**EXERCISE REQUIREMENTS**
Write the listing below out again exactly, dropping the images.

================

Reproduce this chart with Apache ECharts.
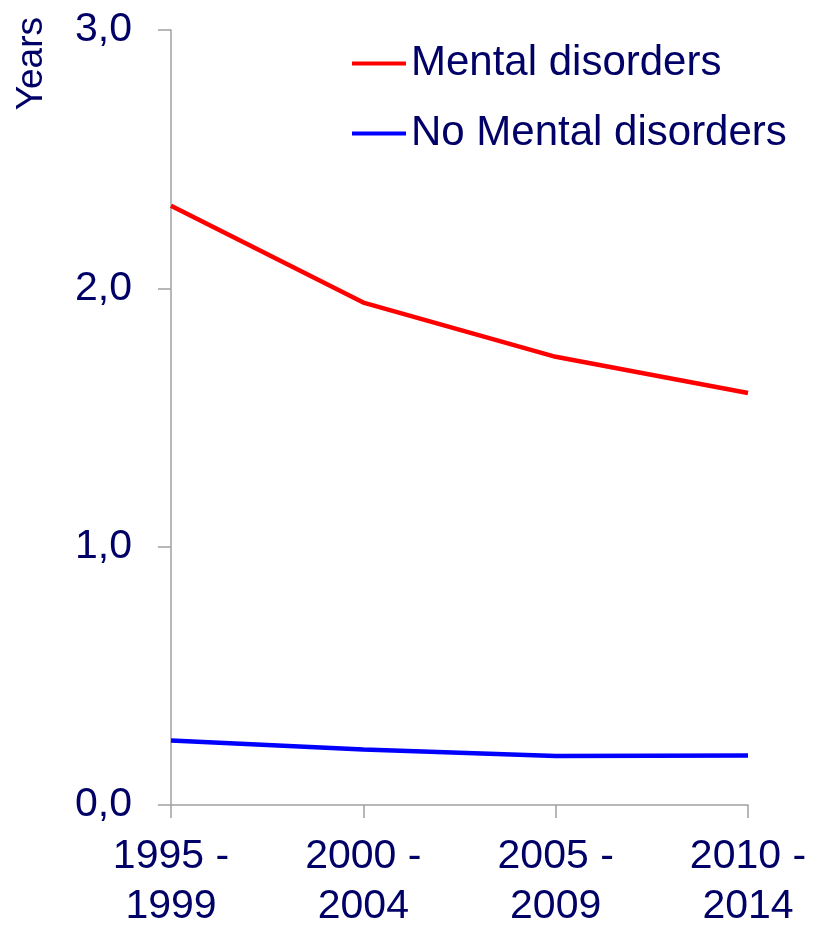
<!DOCTYPE html>
<html>
<head>
<meta charset="utf-8">
<script src="https://cdn.jsdelivr.net/npm/echarts@6/dist/echarts.min.js"></script>
<style>html,body{margin:0;padding:0;background:#fff}#c{width:813px;height:932px}</style>
</head>
<body>
<div id="c"></div>
<script>
const categories = ['1995 -\n1999', '2000 -\n2004', '2005 -\n2009', '2010 -\n2014'];
const mentalDisorders = [2.32, 1.945, 1.735, 1.595];
const noMentalDisorders = [0.25, 0.215, 0.19, 0.192];
const seriesNames = ['Mental disorders', 'No Mental disorders'];
const yAxisTitle = 'Years';

const textColor = '#000066';
const axisColor = '#A0A0A0';
const font = 'Liberation Sans, Arial, sans-serif';

const chart = echarts.init(document.getElementById('c'), null, {renderer: 'canvas'});
chart.setOption({
  animation: false,
  backgroundColor: '#fff',
  grid: {left: 171, right: 65, top: 30, bottom: 119, containLabel: false},
  legend: {
    orient: 'vertical', left: 347, top: 35, itemWidth: 54, itemHeight: 4, itemGap: 23,
    icon: 'rect',
    textStyle: {color: textColor, fontSize: 42, fontFamily: font, lineHeight: 47},
    data: seriesNames
  },
  graphic: [{
    type: 'text', left: 13, top: 17, rotation: Math.PI / 2,
    style: {text: yAxisTitle, fill: textColor, font: '37px Liberation Sans, Arial, sans-serif'}
  }],
  xAxis: {
    type: 'category', data: categories, boundaryGap: false,
    axisLine: {lineStyle: {color: axisColor, width: 1.5}},
    axisTick: {show: true, length: 13, alignWithLabel: true, lineStyle: {color: axisColor, width: 1.5}},
    axisLabel: {color: textColor, fontSize: 41, fontFamily: font, lineHeight: 50, margin: 27, interval: 0},
    splitLine: {show: false}
  },
  yAxis: {
    type: 'value', min: 0, max: 3, interval: 1,
    axisLine: {show: true, lineStyle: {color: axisColor, width: 1.5}},
    axisTick: {show: true, length: 13, lineStyle: {color: axisColor, width: 1.5}},
    axisLabel: {color: textColor, fontSize: 41, fontFamily: font, margin: 39,
      formatter: v => v.toFixed(1).replace('.', ',')},
    splitLine: {show: false}
  },
  series: [
    {name: seriesNames[0], type: 'line', data: mentalDisorders, symbol: 'none',
     lineStyle: {color: '#FF0000', width: 4.5}, itemStyle: {color: '#FF0000'}},
    {name: seriesNames[1], type: 'line', data: noMentalDisorders, symbol: 'none',
     lineStyle: {color: '#0000FF', width: 4.5}, itemStyle: {color: '#0000FF'}}
  ]
});
</script>
</body>
</html>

================

**REPLY TO THE EXERCISE**
Reproduce this chart with Apache ECharts.
<!DOCTYPE html>
<html>
<head>
<meta charset="utf-8">
<script src="https://cdn.jsdelivr.net/npm/echarts@6/dist/echarts.min.js"></script>
<style>html,body{margin:0;padding:0;background:#fff}#c{width:813px;height:932px}</style>
</head>
<body>
<div id="c"></div>
<script>
const categories = ['1995 -\n1999', '2000 -\n2004', '2005 -\n2009', '2010 -\n2014'];
const mentalDisorders = [2.32, 1.945, 1.735, 1.595];
const noMentalDisorders = [0.25, 0.215, 0.19, 0.192];
const seriesNames = ['Mental disorders', 'No Mental disorders'];
const yAxisTitle = 'Years';

const textColor = '#000066';
const axisColor = '#A0A0A0';
const font = 'Liberation Sans, Arial, sans-serif';

const chart = echarts.init(document.getElementById('c'), null, {renderer: 'canvas'});
chart.setOption({
  animation: false,
  backgroundColor: '#fff',
  grid: {left: 171, right: 65, top: 30, bottom: 119, containLabel: false},
  legend: {
    orient: 'vertical', left: 347, top: 35, itemWidth: 54, itemHeight: 4, itemGap: 23,
    icon: 'rect',
    textStyle: {color: textColor, fontSize: 42, fontFamily: font, lineHeight: 47},
    data: seriesNames
  },
  graphic: [{
    type: 'text', left: 13, top: 17, rotation: Math.PI / 2,
    style: {text: yAxisTitle, fill: textColor, font: '37px Liberation Sans, Arial, sans-serif'}
  }],
  xAxis: {
    type: 'category', data: categories, boundaryGap: false,
    axisLine: {lineStyle: {color: axisColor, width: 1.5}},
    axisTick: {show: true, length: 13, alignWithLabel: true, lineStyle: {color: axisColor, width: 1.5}},
    axisLabel: {color: textColor, fontSize: 41, fontFamily: font, lineHeight: 50, margin: 27, interval: 0},
    splitLine: {show: false}
  },
  yAxis: {
    type: 'value', min: 0, max: 3, interval: 1,
    axisLine: {show: true, lineStyle: {color: axisColor, width: 1.5}},
    axisTick: {show: true, length: 13, lineStyle: {color: axisColor, width: 1.5}},
    axisLabel: {color: textColor, fontSize: 41, fontFamily: font, margin: 39,
      formatter: v => v.toFixed(1).replace('.', ',')},
    splitLine: {show: false}
  },
  series: [
    {name: seriesNames[0], type: 'line', data: mentalDisorders, symbol: 'none',
     lineStyle: {color: '#FF0000', width: 4.5}, itemStyle: {color: '#FF0000'}},
    {name: seriesNames[1], type: 'line', data: noMentalDisorders, symbol: 'none',
     lineStyle: {color: '#0000FF', width: 4.5}, itemStyle: {color: '#0000FF'}}
  ]
});
</script>
</body>
</html>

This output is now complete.